We already see financial institutions in partnership with universities, various internships and apprenticeship programmes. Some firms have created innovation centres to provide job opportunities and to attract young and talented people to work at the firm.
However, financial institutions are competing with technology companies when it comes to recruiting talented graduates. And obviously, that level of competition creates challenges for firms, because the level of revenue that is allocated to innovation at a large financial institution is lower than at a tech company. A new graduate with data skills will want to participate in innovative projects and these opportunities are more readily available at technology companies. This isn’t to say there isn’t innovation happening at financial firms, but the opportunities are fewer and this is also partly due to the regulatory framework, which creates impediments to technological innovation within the financial industry.
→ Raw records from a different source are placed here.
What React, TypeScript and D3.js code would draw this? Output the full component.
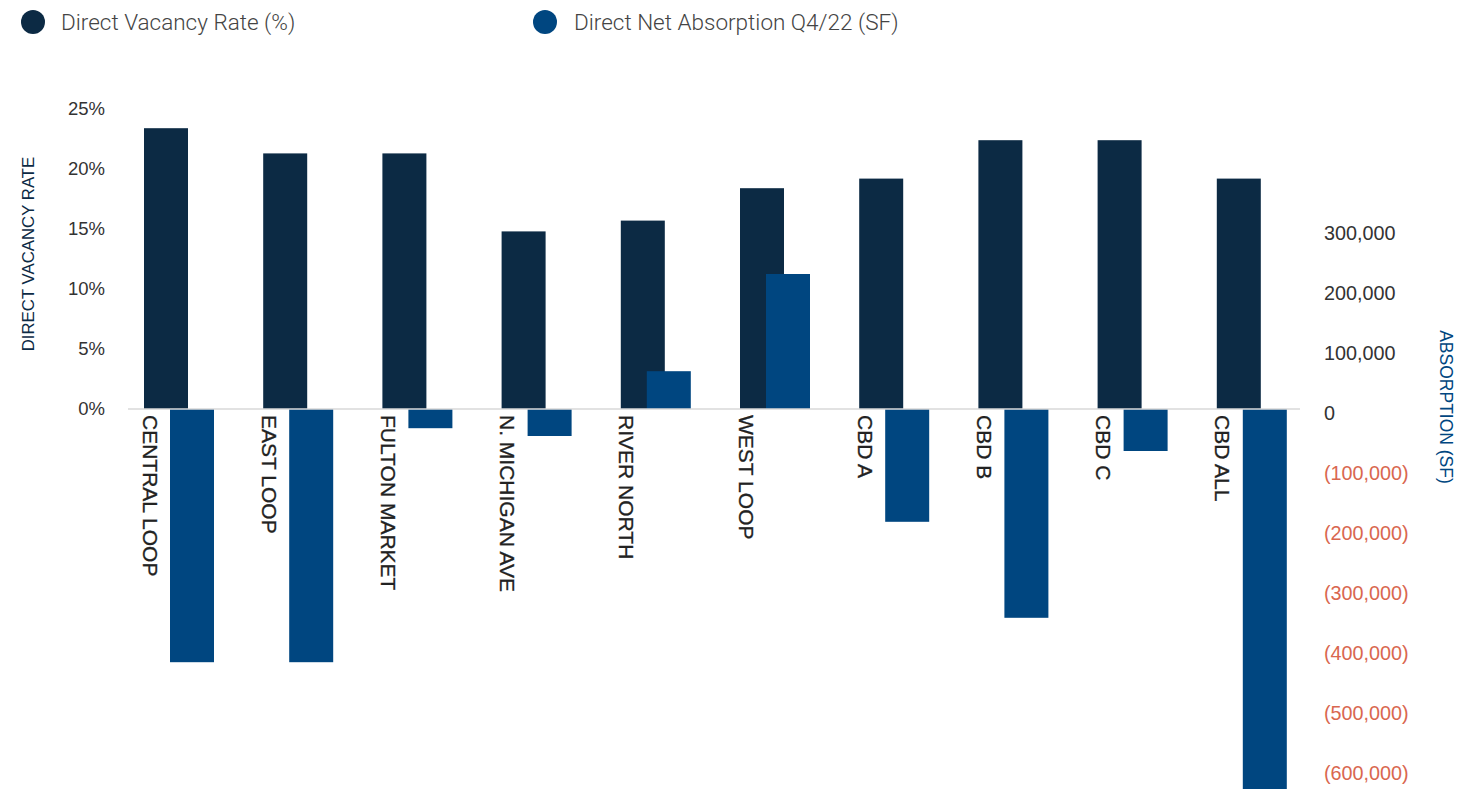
import React from "react";
import * as d3 from "d3";

const categories = ["CENTRAL LOOP", "EAST LOOP", "FULTON MARKET", "N. MICHIGAN AVE", "RIVER NORTH", "WEST LOOP", "CBD A", "CBD B", "CBD C", "CBD ALL"];
const vacancyRate = [23.4, 21.3, 21.3, 14.8, 15.7, 18.4, 19.2, 22.4, 22.4, 19.2];
const netAbsorption = [-422000, -422000, -32000, -45000, 63000, 225000, -188000, -348000, -70000, -640000];
const leftTicks = [0, 5, 10, 15, 20, 25];
const rightTicks = [300000, 200000, 100000, 0, -100000, -200000, -300000, -400000, -500000, -600000];

const W = 1457;
const H = 789;
const FONT = "'Liberation Sans', Arial, sans-serif";
const LEGEND_FONT = "Roboto, sans-serif";
const DARK = "#0c2a44";
const BLUE = "#004680";

export default function App() {
  const baseY = 409;
  const x = d3.scaleBand<string>().domain(categories).range([120, 120 + 119.2 * 10]).paddingInner(0).paddingOuter(0);
  const yL = d3.scaleLinear().domain([0, 25]).range([baseY, baseY - 300]);
  const yR = d3.scaleLinear().domain([0, 100000]).range([baseY, baseY - 60]);
  const barW = 44;
  const fmtR = (v: number) => {
    const s = d3.format(",")(Math.abs(v));
    return v < 0 ? `(${s})` : s;
  };
  return (
    <svg width={W} height={H} style={{ position: "absolute", left: 0, top: 0, background: "#fff" }} fontFamily={FONT}>
      {/* legend */}
      <circle cx={33} cy={22} r={12} fill={DARK} />
      <text x={61} y={22} dy="0.35em" fontFamily={LEGEND_FONT} fontSize={22.5} fontWeight={300} fill="#444">Direct Vacancy Rate (%)</text>
      <circle cx={545} cy={22} r={12} fill={BLUE} />
      <text x={574} y={22} dy="0.35em" fontFamily={LEGEND_FONT} fontSize={22.5} fontWeight={300} fill="#444">Direct Net Absorption Q4/22 (SF)</text>

      {/* left axis */}
      {leftTicks.map((t) => (
        <text key={"l" + t} x={105} y={yL(t)} dy="0.35em" textAnchor="end" fontSize={18.5} fill="#333">{t}%</text>
      ))}
      <text transform={`translate(28,${254}) rotate(-90)`} textAnchor="middle" dy="0.35em" fontSize={16.8} fill={DARK}>DIRECT VACANCY RATE</text>

      {/* right axis */}
      {rightTicks.map((t) => (
        <text key={"r" + t} x={1324} y={yR(t) + 4} dy="0.35em" textAnchor="start" fontSize={19.8} fill={t < 0 ? "#d9674f" : "#333"}>{fmtR(t)}</text>
      ))}
      <text transform={`translate(1446,${407}) rotate(90)`} textAnchor="middle" dy="0.35em" fontSize={17.5} fill={BLUE}>ABSORPTION (SF)</text>

      {/* bars */}
      {categories.map((c, i) => (
        <rect key={"v" + c} x={(x(c) as number) + 24} y={yL(vacancyRate[i])} width={barW} height={baseY - yL(vacancyRate[i])} fill={DARK} />
      ))}
      {categories.map((c, i) => {
        const v = netAbsorption[i];
        const y0 = yR(Math.max(0, v));
        const y1 = yR(Math.min(0, v));
        return <rect key={"a" + c} x={(x(c) as number) + 50} y={y0} width={barW} height={y1 - y0} fill={BLUE} />;
      })}
      <line x1={128} x2={1300} y1={baseY} y2={baseY} stroke="#d9d9d9" strokeWidth={1.5} />

      {/* category labels */}
      {categories.map((c) => (
        <text key={"c" + c} transform={`translate(${(x(c) as number) + 30},${415}) rotate(90)`} textAnchor="start" dy="0.35em" fontSize={21} fill="#222" stroke="#222" strokeWidth={0.3}>{c}</text>
      ))}
    </svg>
  );
}
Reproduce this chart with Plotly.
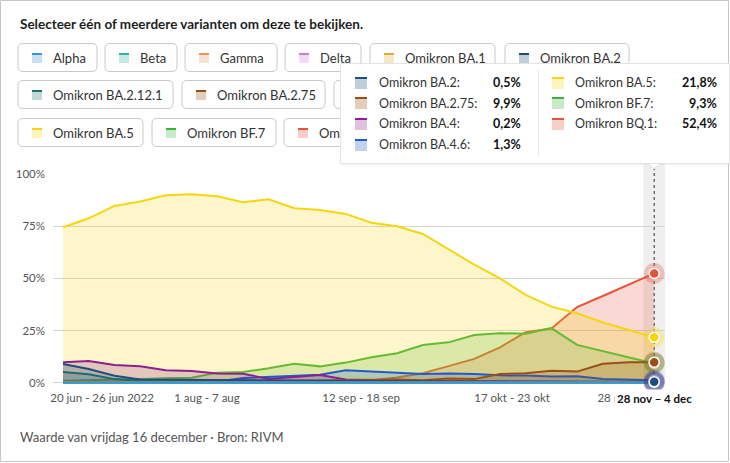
import plotly.graph_objects as go

# ---------------- data ----------------
weeks = [
    "20 jun - 26 jun 2022", "27 jun - 3 jul", "4 jul - 10 jul", "11 jul - 17 jul",
    "18 jul - 24 jul", "25 jul - 31 jul", "1 aug - 7 aug", "8 aug - 14 aug",
    "15 aug - 21 aug", "22 aug - 28 aug", "29 aug - 4 sep", "5 sep - 11 sep",
    "12 sep - 18 sep", "19 sep - 25 sep", "26 sep - 2 okt", "3 okt - 9 okt",
    "10 okt - 16 okt", "17 okt - 23 okt", "24 okt - 30 okt", "31 okt - 6 nov",
    "7 nov - 13 nov", "14 nov - 20 nov", "21 nov - 27 nov", "28 nov - 4 dec",
]
x_idx = list(range(len(weeks)))

alpha   = [0, 0, 0, 0, 0, 0, 0, 0, 0, 0, 0, 0, 0, 0, 0, 0, 0, 0, 0, 0, 0, 0, 0, 0]
beta    = [0, 0, 0, 0, 0, 0, 0, 0, 0, 0, 0, 0, 0, 0, 0, 0, 0, 0, 0, 0, 0, 0, 0, 0]
gamma   = [0, 0, 0, 0, 0, 0, 0, 0, 0, 0, 0, 0, 0, 0, 0, 0, 0, 0, 0, 0, 0, 0, 0, 0]
delta   = [0, 0, 0, 0, 0, 0, 0, 0, 0, 0, 0, 0, 0, 0, 0, 0, 0, 0, 0, 0, 0, 0, 0, 0]
ba1     = [0, 0, 0, 0, 0, 0, 0, 0, 0, 0, 0, 0, 0, 0, 0, 0, 0, 0, 0, 0, 0, 0, 0, 0]
ba2     = [9.0, 6.6, 3.4, 1.6, 1.5, 1.4, 1.3, 1.2, 1.1, 1.0, 1.0, 0.9,
           0.9, 0.8, 0.8, 0.7, 0.7, 0.7, 0.6, 0.6, 0.6, 0.5, 0.5, 0.5]
ba2121  = [5.2, 4.1, 1.8, 0.9, 0.7, 0.5, 0.4, 0.3, 0.3, 0.2, 0.2, 0.1,
           0.1, 0.1, 0.1, 0.1, 0, 0, 0, 0, 0, 0, 0, 0]
ba275   = [0.3, 0.3, 0.3, 0.3, 0.4, 0.4, 0.5, 0.6, 0.8, 1.0, 1.2, 1.5,
           1.4, 1.6, 1.3, 2.1, 1.8, 4.2, 4.6, 5.8, 5.4, 9.1, 9.9, 9.9]
ba4     = [9.9, 10.5, 8.5, 8.0, 6.1, 5.7, 4.5, 4.4, 1.9, 2.9, 3.8, 1.6,
           1.3, 1.1, 0.9, 0.8, 0.7, 0.6, 0.5, 0.4, 0.4, 0.3, 0.3, 0.2]
ba46    = [0.2, 0.2, 0.3, 0.3, 0.4, 0.4, 0.5, 2.3, 2.8, 3.3, 3.9, 6.0,
           5.4, 4.7, 4.2, 4.5, 4.3, 3.6, 3.5, 3.0, 3.2, 1.9, 1.7, 1.3]
ba5     = [74.5, 78.8, 84.7, 86.8, 89.8, 90.3, 89.3, 86.5, 87.9, 83.6, 82.8, 80.9,
           76.7, 75.0, 71.3, 63.8, 56.6, 50.0, 42.1, 36.5, 33.3, 28.9, 25.4, 21.8]
bf7     = [1.0, 1.2, 1.5, 1.8, 2.2, 2.4, 4.9, 5.2, 7.0, 9.1, 7.9, 9.7,
           12.3, 14.2, 18.1, 19.4, 22.9, 23.8, 23.5, 26.2, 18.2, 15.2, 12.5, 9.3]
bq1     = [0, 0, 0, 0, 0, 0, 0, 0, 0.1, 0.2, 0.4, 0.7,
           1.2, 2.6, 4.6, 8.0, 11.5, 17.0, 24.3, 26.0, 36.3, 41.6, 47.0, 52.4]

series_names = ["Alpha", "Beta", "Gamma", "Delta", "Omikron BA.1", "Omikron BA.2",
                "Omikron BA.2.12.1", "Omikron BA.2.75", "Omikron BA.4",
                "Omikron BA.4.6", "Omikron BA.5", "Omikron BF.7", "Omikron BQ.1"]
series_values = {
    "Alpha": alpha, "Beta": beta, "Gamma": gamma, "Delta": delta,
    "Omikron BA.1": ba1, "Omikron BA.2": ba2, "Omikron BA.2.12.1": ba2121,
    "Omikron BA.2.75": ba275, "Omikron BA.4": ba4, "Omikron BA.4.6": ba46,
    "Omikron BA.5": ba5, "Omikron BF.7": bf7, "Omikron BQ.1": bq1,
}

y_ticks = [0, 25, 50, 75, 100]
y_tick_text = ["0%", "25%", "50%", "75%", "100%"]
x_tick_text = ["20 jun - 26 jun 2022", "1 aug - 7 aug", "12 sep - 18 sep",
               "17 okt - 23 okt", "28 nov - 4 dec"]

title_text = "Selecteer één of meerdere varianten om deze te bekijken."
caption_text = "Waarde van vrijdag 16 december · Bron: RIVM"

# ---------------- styles / layout ----------------
colors = {
    "Alpha": "#3b97d3", "Beta": "#2fb59a", "Gamma": "#e8955e", "Delta": "#d774dd",
    "Omikron BA.1": "#dcab3c", "Omikron BA.2": "#1d4e7c",
    "Omikron BA.2.12.1": "#1b756b", "Omikron BA.2.75": "#9c4f14",
    "Omikron BA.4": "#8e1f8e", "Omikron BA.4.6": "#2258d0",
    "Omikron BA.5": "#f5d60f", "Omikron BF.7": "#3cb43c", "Omikron BQ.1": "#e6533b",
}
x_tick_pos = [1.52, 5.6, 11.6, 17.47, 22.2]   # label placement on the axis

FONT = "Lato"
FIG_W, FIG_H = 730, 463
PL, PR, PT, PB = 53, 665, 174, 386
PW, PH = PR - PL, PB - PT


def px(x):
    return (x - PL) / PW


def py(y):
    return (PB - y) / PH


def rgba(hexc, a):
    h = hexc.lstrip("#")
    r, g, b = int(h[0:2], 16), int(h[2:4], 16), int(h[4:6], 16)
    return f"rgba({r},{g},{b},{a})"


def rrect(x0, y0, x1, y1, r):
    return (f"M {px(x0 + r)},{py(y0)} L {px(x1 - r)},{py(y0)} "
            f"Q {px(x1)},{py(y0)} {px(x1)},{py(y0 + r)} L {px(x1)},{py(y1 - r)} "
            f"Q {px(x1)},{py(y1)} {px(x1 - r)},{py(y1)} L {px(x0 + r)},{py(y1)} "
            f"Q {px(x0)},{py(y1)} {px(x0)},{py(y1 - r)} L {px(x0)},{py(y0 + r)} "
            f"Q {px(x0)},{py(y0)} {px(x0 + r)},{py(y0)} Z")


fig = go.Figure()

# area series, drawn last-to-first like the original
for name in reversed(series_names):
    c = colors[name]
    fig.add_trace(go.Scatter(
        x=x_idx, y=series_values[name], mode="lines", name=name,
        line=dict(color=c, width=2), fill="tozeroy", fillcolor=rgba(c, 0.22),
        hoverinfo="skip", showlegend=False))

# hover markers at the last week
tip_names = [n for n in series_names if series_values[n][-1] > 0]
for name in reversed(tip_names):
    c = colors[name]
    v = series_values[name]
    fig.add_trace(go.Scatter(
        x=[x_idx[-1]], y=[v[-1]], mode="markers", cliponaxis=False,
        marker=dict(size=21, color=rgba(c, 0.3), line=dict(width=0)),
        hoverinfo="skip", showlegend=False))
    fig.add_trace(go.Scatter(
        x=[x_idx[-1]], y=[v[-1]], mode="markers", cliponaxis=False,
        marker=dict(size=10, color=c, line=dict(width=1.5, color="white")),
        hoverinfo="skip", showlegend=False))

shapes = []
annotations = []

# crosshair band + dotted line
shapes.append(dict(type="rect", xref="x", yref="paper", x0=x_idx[-1] - 0.42,
                   x1=x_idx[-1] + 0.42, y0=0, y1=py(163), fillcolor="#efefef",
                   line=dict(width=0), layer="below"))
shapes.append(dict(type="line", xref="x", yref="paper", x0=x_idx[-1], x1=x_idx[-1],
                   y0=0, y1=py(163), line=dict(color="#333333", width=1, dash="dot"),
                   layer="below"))

# outer frame
shapes.append(dict(type="rect", xref="paper", yref="paper", x0=px(0.5), x1=px(728.5),
                   y0=py(461.5), y1=py(0.5), line=dict(color="#c6c6c6", width=1),
                   fillcolor="rgba(0,0,0,0)"))

# title and caption
annotations.append(dict(xref="paper", yref="paper", x=px(18), y=py(24), xanchor="left",
                        yanchor="middle", showarrow=False, text=f"<b>{title_text}</b>",
                        font=dict(family=FONT, size=13.5, color="#1e1e1e")))
annotations.append(dict(xref="paper", yref="paper", x=px(18), y=py(437), xanchor="left",
                        yanchor="middle", showarrow=False, text=caption_text,
                        font=dict(family=FONT, size=13, color="#555555")))

# legend buttons
rows_top = [43.5, 80.5, 118.5]
btn_h = 28
buttons = [  # name, row, left, right
    ("Alpha", 0, 18, 97), ("Beta", 0, 105, 177), ("Gamma", 0, 185, 277),
    ("Delta", 0, 285, 361), ("Omikron BA.1", 0, 370, 495), ("Omikron BA.2", 0, 505, 629),
    ("Omikron BA.2.12.1", 1, 18, 173), ("Omikron BA.2.75", 1, 182, 325),
    ("Omikron BA.4", 1, 334, 459), ("Omikron BA.4.6", 1, 468, 613),
    ("Omikron BA.5", 2, 18, 143), ("Omikron BF.7", 2, 152, 276),
    ("Omikron BQ.1", 2, 284, 409),
]
for name, row, l, r in buttons:
    t = rows_top[row]
    b = t + btn_h
    c = colors[name]
    shapes.append(dict(type="path", xref="paper", yref="paper", path=rrect(l, t, r, b, 5),
                       fillcolor="white", line=dict(color="#c9c9c9", width=1), layer="above"))
    shapes.append(dict(type="rect", xref="paper", yref="paper", x0=px(l + 14), x1=px(l + 24),
                       y0=py(t + 19.5), y1=py(t + 9.5), fillcolor=rgba(c, 0.28),
                       line=dict(width=0), layer="above"))
    shapes.append(dict(type="rect", xref="paper", yref="paper", x0=px(l + 14), x1=px(l + 24),
                       y0=py(t + 11.5), y1=py(t + 9.5), fillcolor=c,
                       line=dict(width=0), layer="above"))
    annotations.append(dict(xref="paper", yref="paper", x=px(l + 33), y=py(t + btn_h / 2),
                            xanchor="left", yanchor="middle", showarrow=False, text=name,
                            font=dict(family=FONT, size=13, color="#333333")))

# tooltip
TL, TT, TR, TB = 340, 63, 728, 162
shapes.append(dict(type="rect", xref="paper", yref="paper", x0=px(TL + 1), x1=px(TR + 1),
                   y0=py(TB + 3), y1=py(TT + 1), fillcolor="rgba(0,0,0,0.05)",
                   line=dict(width=0), layer="above"))
shapes.append(dict(type="path", xref="paper", yref="paper",
                   path=(f"M {px(646)},{py(TB - 1)} L {px(662)},{py(TB - 1)} "
                         f"L {px(654)},{py(TB + 7)} Z"),
                   fillcolor="white", line=dict(color="#e2e2e2", width=1), layer="above"))


def box(xl, yt, w, h, color, border=None):
    annotations.append(dict(xref="paper", yref="paper", x=px(xl), y=py(yt), xanchor="left",
                            yanchor="top", showarrow=False, text="\u00a0", width=w, height=h,
                            bgcolor=color, borderpad=0,
                            bordercolor=border if border else "rgba(0,0,0,0)",
                            borderwidth=1 if border else 0,
                            font=dict(size=1, color=color)))


box(TL, TT, TR - TL, TB - TT, "white", "#e4e4e4")
box(537.5, 70, 1, 86, "#e6e6e6")

row_y = [83, 103.5, 124, 144.5]
cols = [(355, 377, 523), (552, 573, 719)]
for i, name in enumerate(tip_names):
    ci, ri = (0, i) if i < 4 else (1, i - 4)
    ix, lx, vx = cols[ci]
    yc = row_y[ri]
    c = colors[name]
    box(ix, yc - 6, 12, 12, rgba(c, 0.28))
    box(ix, yc - 6, 12, 2, c)
    val = f"{series_values[name][-1]:.1f}".replace(".", ",") + "%"
    annotations.append(dict(xref="paper", yref="paper", x=px(lx), y=py(yc), xanchor="left",
                            yanchor="middle", showarrow=False, text=name + ":",
                            font=dict(family=FONT, size=12.5, color="#333333")))
    annotations.append(dict(xref="paper", yref="paper", x=px(vx), y=py(yc), xanchor="right",
                            yanchor="middle", showarrow=False, text=f"<b>{val}</b>",
                            font=dict(family=FONT, size=12.5, color="#111111")))

# highlighted category label under the crosshair
annotations.append(dict(xref="x", yref="paper", x=x_idx[-1], y=py(398), xanchor="center",
                        yanchor="middle", showarrow=False,
                        text="<b>" + weeks[-1].replace(" - ", " – ") + "</b>",
                        bgcolor="white", borderpad=2,
                        font=dict(family=FONT, size=11.5, color="#111111")))

fig.update_layout(
    width=FIG_W, height=FIG_H,
    margin=dict(l=PL, r=FIG_W - PR, t=PT, b=FIG_H - PB, autoexpand=False),
    paper_bgcolor="white", plot_bgcolor="white",
    hovermode=False, showlegend=False,
    shapes=shapes, annotations=annotations,
    xaxis=dict(range=[-0.39, 23.42], tickvals=x_tick_pos, ticktext=x_tick_text,
               showgrid=False, zeroline=False, showline=False, ticks="",
               tickfont=dict(family=FONT, size=11.5, color="#555555"),
               ticklabelstandoff=3, fixedrange=True),
    yaxis=dict(range=[-1.5, 100], tickvals=y_ticks, ticktext=y_tick_text,
               showgrid=True, gridcolor="#d4d4d4", gridwidth=1,
               zeroline=True, zerolinecolor="#d4d4d4", zerolinewidth=1,
               showline=False, ticks="",
               tickfont=dict(family=FONT, size=11.5, color="#555555"),
               ticklabelstandoff=7, fixedrange=True),
)

fig.write_html("out.html", config={"displayModeBar": False})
Blockchain is a good example of how financial institutions have been able to attract new talent. A key benefit of blockchain is improving post-trade operations, but it also provides an opportunity for financial institutions or fintech companies to attract talented engineers – by saying we are building the infrastructure that is going to revolutionise the market. This is an ambitious and stimulating project and thus attractive for many. Providing those types of opportunities is attractive to talented people, who want to be involved in an ambitious plan rather than just re-engineering an existing back-office process – something that might not be attractive to a young graduate.
Q. With regards to digital transformation, do you have any predictions for the future?
When I think of the financial institution of the future, I think of a firm that has much more open IT infrastructure and is open to collaboration with fintech companies and competitors. I think financial institutions working in a segregated environment actually created more complexity and cost rather than generating a competitive advantage. So, we are going to see financial firms operating in a leaner environment, leveraging soft solutions from other participants, such as cloud services.